Tunable thermal conductivity through dual spin-phonon coupling in van der Waals ferromagnetic insulator Cr2Ge2Te6

Abstract

The active manipulation of phonon transport remains a central challenge in phononics and spin caloritronics due to the charge-neutral nature of heat carriers. Spin-phonon coupling (SPC) offers a promising route for the dynamic control of heat carriers, yet its progress has been limited due to the lack of a unified framework and suitable material platforms. Here, we report on the magnetic field-tunable phonon transport behavior in the ferromagnetic insulator Cr2Ge2Te6. We observed two distinct anomalous regimes at both the high and low fields that were governed by isotropic magnon-phonon hybridization and an anisotropic magnon softening process, respectively.
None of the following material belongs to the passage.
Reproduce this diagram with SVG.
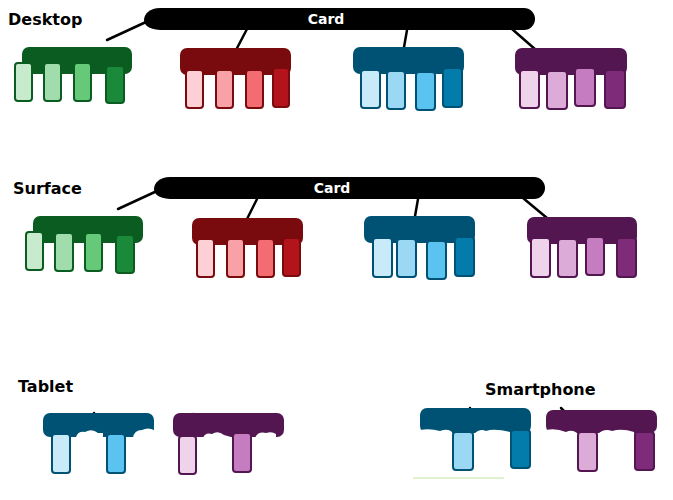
<svg xmlns="http://www.w3.org/2000/svg" width="673" height="500" viewBox="0 0 673 500">
<style>
.lbl{font-family:"DejaVu Sans",Verdana,sans-serif;font-weight:bold;font-size:16px;fill:#000}
.card{fill:#000}
.cardt{font-family:"DejaVu Sans",Verdana,sans-serif;font-weight:bold;font-size:14px;fill:#fff;text-anchor:middle}
.conn line{stroke:#000;stroke-width:2.5;stroke-linecap:round}
.b{stroke-width:2}
.gT{fill:#0b5c20}.g{stroke:#0b5c20}.g1{fill:#c7ebcc}.g2{fill:#a0dcac}.g3{fill:#66c97a}.g4{fill:#1a8a3a}
.rT{fill:#790a0d}.r{stroke:#790a0d}.r1{fill:#fcd0d4}.r2{fill:#f8a2a8}.r3{fill:#f26c72}.r4{fill:#b3131b}
.uT{fill:#005275}.u{stroke:#005275}.u1{fill:#c8eaf9}.u2{fill:#9bd8f4}.u3{fill:#5bc3ef}.u4{fill:#037bab}
.pT{fill:#531651}.p{stroke:#531651}.p1{fill:#eed3eb}.p2{fill:#dcabd8}.p3{fill:#c67cc0}.p4{fill:#7e2b7a}
.er{fill:#fff}
</style>

<text class="lbl" x="8" y="25">Desktop</text>
<text class="lbl" x="13" y="194">Surface</text>
<text class="lbl" x="18" y="392">Tablet</text>
<text class="lbl" x="485" y="395">Smartphone</text>

<g id="connectors" class="conn">
<line x1="146" y1="22" x2="107" y2="40"/>
<line x1="247" y1="29" x2="235" y2="52"/>
<line x1="407" y1="30" x2="403" y2="53"/>
<line x1="512" y1="29" x2="536" y2="50"/>
<line x1="157" y1="191" x2="118" y2="209"/>
<line x1="257" y1="199" x2="246" y2="221"/>
<line x1="418" y1="199" x2="414" y2="222"/>
<line x1="523" y1="198" x2="547" y2="218"/>
<line x1="94" y1="413" x2="93" y2="417"/>
<line x1="193" y1="414" x2="192" y2="416"/>
<line x1="470" y1="408" x2="469" y2="414"/>
<line x1="561" y1="408" x2="564" y2="411"/>
</g>

<g id="card-desktop">
<path class="card" d="M160 8 L524 8 A11 11 0 0 1 524 30 L160 30 C148 29 144 25 144 20 C144 14 150 8 160 8 Z"/>
<text class="cardt" x="326" y="24">Card</text>
</g>
<g id="card-surface">
<path class="card" d="M170 177 L534 177 A11 11 0 0 1 534 199 L170 199 C158 198 154 194 154 189 C154 183 160 177 170 177 Z"/>
<text class="cardt" x="332" y="193">Card</text>
</g>

<!-- Desktop -->
<g id="desktop-green">
<rect class="gT" x="22" y="47" width="110" height="27" rx="7"/>
<rect class="b g g1" x="15" y="63" width="17" height="38" rx="3"/>
<rect class="b g g2" x="44" y="63" width="17" height="38" rx="3"/>
<rect class="b g g3" x="74" y="63" width="17" height="38" rx="3"/>
<rect class="b g g4" x="106" y="66" width="18" height="37" rx="3"/>
</g>
<g id="desktop-red">
<rect class="rT" x="180" y="48" width="111" height="27" rx="7"/>
<rect class="b r r1" x="186" y="70" width="17" height="38" rx="3"/>
<rect class="b r r2" x="216" y="70" width="17" height="38" rx="3"/>
<rect class="b r r3" x="246" y="70" width="17" height="38" rx="3"/>
<rect class="b r r4" x="273" y="68" width="16" height="39" rx="3"/>
</g>
<g id="desktop-blue">
<rect class="uT" x="353" y="47" width="111" height="27" rx="7"/>
<rect class="b u u1" x="361" y="70" width="19" height="38" rx="3"/>
<rect class="b u u2" x="387" y="71" width="18" height="38" rx="3"/>
<rect class="b u u3" x="416" y="72" width="19" height="38" rx="3"/>
<rect class="b u u4" x="443" y="68" width="19" height="39" rx="3"/>
</g>
<g id="desktop-purple">
<rect class="pT" x="515" y="48" width="112" height="27" rx="7"/>
<rect class="b p p1" x="520" y="70" width="19" height="38" rx="3"/>
<rect class="b p p2" x="547" y="71" width="20" height="38" rx="3"/>
<rect class="b p p3" x="575" y="68" width="20" height="38" rx="3"/>
<rect class="b p p4" x="605" y="70" width="20" height="38" rx="3"/>
</g>

<!-- Surface -->
<g id="surface-green">
<rect class="gT" x="33" y="216" width="110" height="27" rx="7"/>
<rect class="b g g1" x="26" y="232" width="17" height="38" rx="3"/>
<rect class="b g g2" x="55" y="233" width="18" height="38" rx="3"/>
<rect class="b g g3" x="85" y="233" width="17" height="38" rx="3"/>
<rect class="b g g4" x="116" y="235" width="18" height="38" rx="3"/>
</g>
<g id="surface-red">
<rect class="rT" x="192" y="218" width="111" height="27" rx="7"/>
<rect class="b r r1" x="197" y="239" width="17" height="38" rx="3"/>
<rect class="b r r2" x="227" y="239" width="17" height="38" rx="3"/>
<rect class="b r r3" x="257" y="239" width="17" height="38" rx="3"/>
<rect class="b r r4" x="283" y="238" width="17" height="38" rx="3"/>
</g>
<g id="surface-blue">
<rect class="uT" x="364" y="216" width="111" height="27" rx="7"/>
<rect class="b u u1" x="373" y="238" width="19" height="39" rx="3"/>
<rect class="b u u2" x="397" y="239" width="19" height="38" rx="3"/>
<rect class="b u u3" x="427" y="241" width="19" height="38" rx="3"/>
<rect class="b u u4" x="455" y="237" width="19" height="39" rx="3"/>
</g>
<g id="surface-purple">
<rect class="pT" x="527" y="217" width="110" height="27" rx="7"/>
<rect class="b p p1" x="531" y="238" width="19" height="39" rx="3"/>
<rect class="b p p2" x="558" y="239" width="19" height="38" rx="3"/>
<rect class="b p p3" x="586" y="237" width="18" height="38" rx="3"/>
<rect class="b p p4" x="617" y="238" width="19" height="39" rx="3"/>
</g>

<!-- Tablet -->
<g id="tablet-blue">
<rect class="uT" x="43" y="413" width="111" height="24" rx="7"/>
<path class="er" d="M76 437 Q78 431 85 432 Q92 428 98 433 L103 433 L103 440 L76 440 Z"/>
<path class="er" d="M133 438 Q134 430 142 430 Q148 427 154 430 L156 440 Z"/>
<rect class="b u u1" x="52" y="434" width="18" height="39" rx="3"/>
<rect class="b u u3" x="107" y="434" width="18" height="39" rx="3"/>
</g>
<g id="tablet-purple">
<rect class="pT" x="173" y="413" width="111" height="24" rx="7"/>
<path class="er" d="M203 438 Q205 432 212 434 Q218 430 224 435 L231 437 Z"/>
<path class="er" d="M255 438 Q258 431 266 433 Q272 431 276 434 L276 440 Z"/>
<rect class="b p p1" x="179" y="436" width="17" height="38" rx="3"/>
<rect class="b p p3" x="233" y="433" width="18" height="39" rx="3"/>
</g>

<!-- Smartphone -->
<g id="smartphone-blue">
<rect class="uT" x="420" y="408" width="111" height="25" rx="7"/>
<path class="er" d="M420 434 L420 430 Q430 428 440 431 Q448 428 452 432 L452 436 Z"/>
<path class="er" d="M474 434 Q480 428 486 431 Q494 428 510 432 L510 436 Z"/>
<rect class="b u u2" x="453" y="432" width="20" height="38" rx="3"/>
<rect class="b u u4" x="511" y="430" width="19" height="38" rx="3"/>
<line x1="413" y1="478" x2="504" y2="478" stroke="#d5ecbc" stroke-width="1.5"/>
</g>
<g id="smartphone-purple">
<rect class="pT" x="546" y="410" width="111" height="23" rx="7"/>
<path class="er" d="M546 434 L546 430 Q556 428 566 432 Q572 429 577 433 L577 436 Z"/>
<path class="er" d="M598 434 Q604 428 612 431 Q622 428 634 432 L634 436 Z"/>
<rect class="b p p2" x="578" y="432" width="19" height="39" rx="3"/>
<rect class="b p p4" x="635" y="432" width="19" height="38" rx="3"/>
</g>
</svg>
By integrating detailed transport behavior with Brillouin light scattering and ferromagnetic resonance, we uncovered the microscopic origins of these anomalous regimes and demonstrated that both the field magnitude and orientation could act as versatile tuning knobs to manipulate the thermal conductivity. Our findings provide experimental evidence of the SPC effect on phonon transport, demonstrating the dual impact of SPC within a unified system. This work will not only broaden the fundamental understanding of quasiparticle interactions but also establish a viable framework for dynamic phonon engineering. Furthermore, the characteristics of this system highlight the potential for achieving field-tunable phonon transport in similar platforms such as two-dimensional (2D) magnetic materials.